Students do not learn in classes where they are not acknowledged as people. They might memorize a few things to get you off their back, but they will not open up and really start thinking in a place where they cannot be themselves. After the election, my kids needed space to talk about that. I could have shoved a worksheet down their throats, but good god, why? They weren’t going to learn math that day. Even less emotionally fraught situations like when a kid asks a question that’s interesting but has nothing to do with what I’m supposed to do that day, you bet your butt I’m going to help my students explore that if that’s what they’re genuinely interested in. To heck with the lesson plan.
Yes, yes, I’ll make sure they can solve equations. Fine. But the school year is actually pretty long and there’s plenty of time for that.

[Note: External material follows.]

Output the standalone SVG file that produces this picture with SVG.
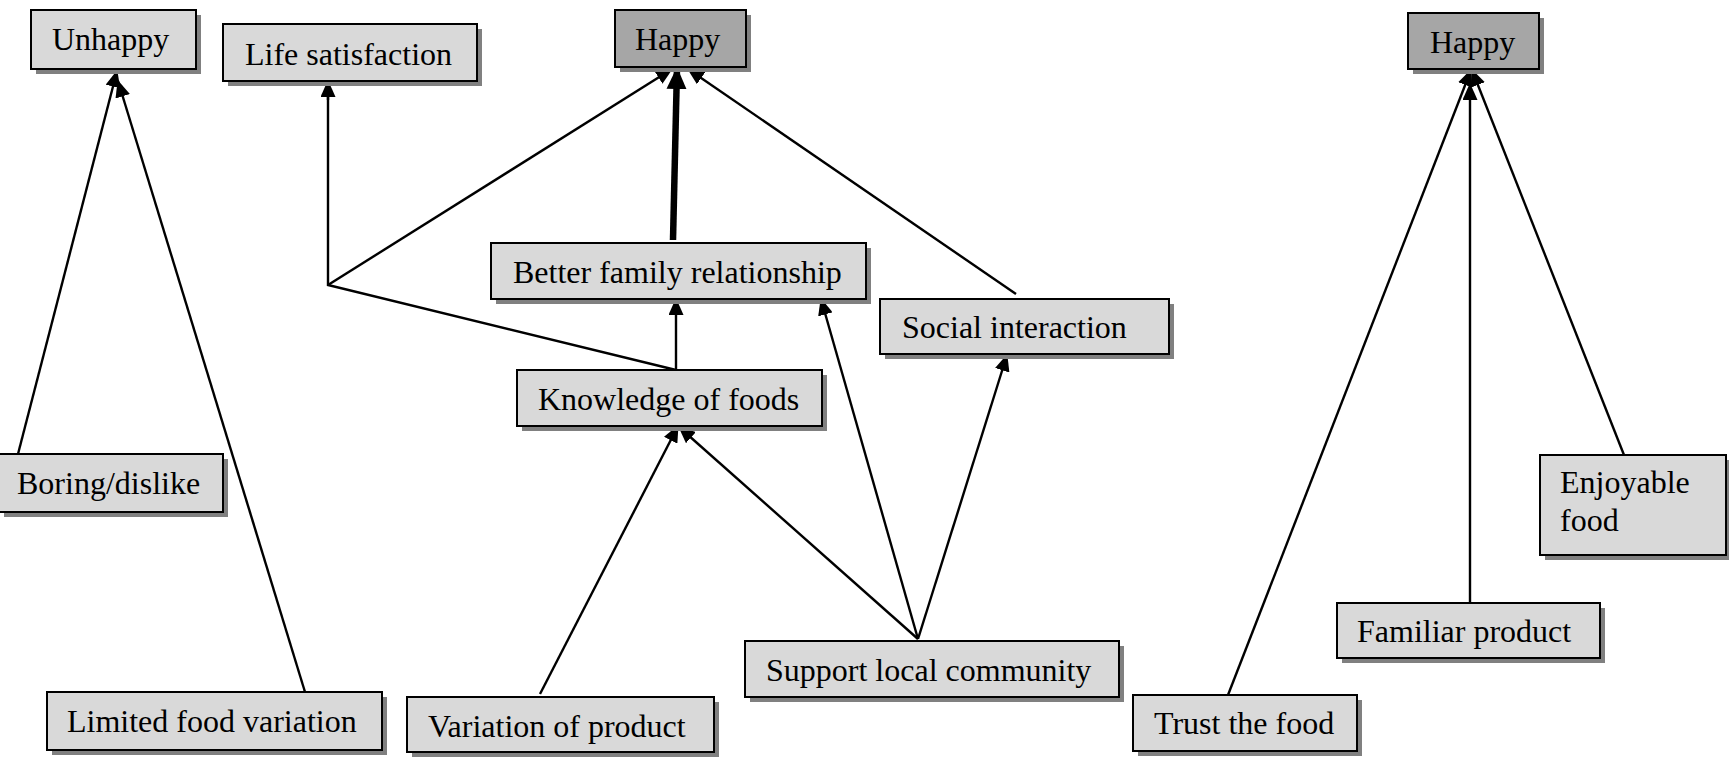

We, as teachers, get so caught up in ourselves and our lesson plans that we sometimes forget that the students in our rooms are people. We have to get through this standard and figure out how to grade a billion things and we need data on how our students are doing for god’s sake!
I have never had a kid say to me, “Ms. Perkins, I really want to do this math because you told me how important this worksheet is and I really want to improve my score on that standardized test.” I have (actually) had kids say to me, “Ms. Perkins, I do not care about this stuff at all, but I’ll do the math because of you.” The not quite articulated bit there is that they do it because they know I care about them. The content stuff comes along, it really does. But when I’m not doing a good job of letting them know I care about them, guess what? No math. Game over.
This doesn’t mean that there aren’t days when I really do push kids down one path when they want to do something else. There are. Rademacher does a good job of helping to draw the line between teacher and friend in his book, too. Like it or not, those are totally separate things, and there are actions we have to take as teachers that we would not take as friends, and that is as it should be. Our students are humans, but they are also children. They’re going to do stupid, ridiculous things and we have a responsibility to be the grown ups in the room. It’s just that some people (these are the people I mentioned before who are WRONG) think that being a grown up means being in charge and controlling everything. When really, being the grown up means helping to build a safe place where kids can learn and figure out both how to factor a quadratic and how to be a good human.
Rademacher’s book is really good. There are a ton of other, fantastic books out there about teaching, but this is the first one I have personally read that was as honest about all of the things I think we need to be honest about and put front and center the fact that our students are people first and students second. You should probably all read it. I’ll lend you my copy if you like.